• **AIM OF THE TASK**: In the lines below, output everything from the first line through the line containing "import * as" exactly as it is. Pictures are not part of the output.

• **COLLECTED DATA**:
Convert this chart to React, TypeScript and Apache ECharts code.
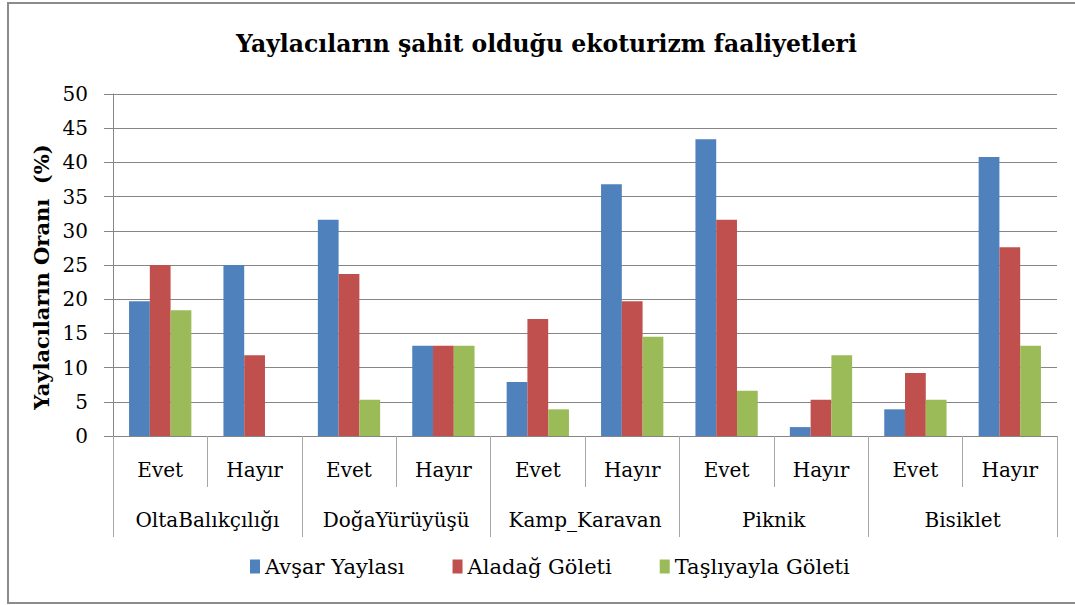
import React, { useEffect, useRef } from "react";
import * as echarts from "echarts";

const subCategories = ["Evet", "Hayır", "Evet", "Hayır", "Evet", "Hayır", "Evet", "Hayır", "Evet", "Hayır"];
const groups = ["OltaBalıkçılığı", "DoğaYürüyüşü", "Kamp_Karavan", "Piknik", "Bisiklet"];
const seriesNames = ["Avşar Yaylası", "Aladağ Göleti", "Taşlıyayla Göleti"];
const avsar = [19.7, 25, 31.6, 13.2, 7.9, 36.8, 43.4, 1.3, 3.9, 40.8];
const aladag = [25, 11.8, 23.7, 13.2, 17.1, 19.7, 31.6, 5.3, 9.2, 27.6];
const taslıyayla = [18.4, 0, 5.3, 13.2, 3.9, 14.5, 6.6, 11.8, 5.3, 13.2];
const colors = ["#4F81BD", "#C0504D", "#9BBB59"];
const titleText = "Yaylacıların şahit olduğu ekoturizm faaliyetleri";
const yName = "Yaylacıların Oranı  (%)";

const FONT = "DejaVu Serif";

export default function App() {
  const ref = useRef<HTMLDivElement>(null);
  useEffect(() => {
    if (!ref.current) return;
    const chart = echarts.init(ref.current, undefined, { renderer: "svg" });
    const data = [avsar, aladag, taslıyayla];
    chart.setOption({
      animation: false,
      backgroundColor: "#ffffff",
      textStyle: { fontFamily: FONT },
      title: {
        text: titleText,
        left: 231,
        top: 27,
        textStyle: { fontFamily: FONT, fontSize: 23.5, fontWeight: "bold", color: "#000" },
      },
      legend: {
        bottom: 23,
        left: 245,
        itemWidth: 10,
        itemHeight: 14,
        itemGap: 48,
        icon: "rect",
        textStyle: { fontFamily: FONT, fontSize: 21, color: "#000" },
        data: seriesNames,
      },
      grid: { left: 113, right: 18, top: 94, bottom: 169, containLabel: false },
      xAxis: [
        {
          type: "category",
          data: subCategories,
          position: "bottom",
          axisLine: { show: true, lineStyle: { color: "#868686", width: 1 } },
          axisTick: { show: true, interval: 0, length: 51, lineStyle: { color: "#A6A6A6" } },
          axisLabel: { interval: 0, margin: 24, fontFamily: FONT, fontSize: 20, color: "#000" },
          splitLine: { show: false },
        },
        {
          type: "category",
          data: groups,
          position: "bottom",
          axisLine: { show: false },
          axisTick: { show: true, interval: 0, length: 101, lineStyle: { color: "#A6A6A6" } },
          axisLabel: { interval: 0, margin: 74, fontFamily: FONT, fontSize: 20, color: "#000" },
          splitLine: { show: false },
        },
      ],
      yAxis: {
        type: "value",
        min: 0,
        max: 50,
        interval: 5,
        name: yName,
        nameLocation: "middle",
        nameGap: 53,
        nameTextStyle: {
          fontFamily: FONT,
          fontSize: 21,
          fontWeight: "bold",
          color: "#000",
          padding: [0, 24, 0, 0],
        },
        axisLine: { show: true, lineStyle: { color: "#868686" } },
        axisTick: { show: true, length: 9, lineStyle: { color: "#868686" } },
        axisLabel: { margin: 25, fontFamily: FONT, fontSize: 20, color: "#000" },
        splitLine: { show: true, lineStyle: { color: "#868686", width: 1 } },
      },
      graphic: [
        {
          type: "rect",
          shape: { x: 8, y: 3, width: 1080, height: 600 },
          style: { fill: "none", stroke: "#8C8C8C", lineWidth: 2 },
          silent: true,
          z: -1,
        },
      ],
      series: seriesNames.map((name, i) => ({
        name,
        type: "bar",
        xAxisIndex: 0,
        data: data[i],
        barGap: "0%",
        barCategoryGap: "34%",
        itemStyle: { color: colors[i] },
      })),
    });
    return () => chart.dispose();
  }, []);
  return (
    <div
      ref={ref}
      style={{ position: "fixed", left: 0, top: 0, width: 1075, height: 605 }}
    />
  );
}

• **EXERCISE ANSWER**:
Convert this chart to React, TypeScript and Apache ECharts code.
import React, { useEffect, useRef } from "react";
import * as echarts from "echarts";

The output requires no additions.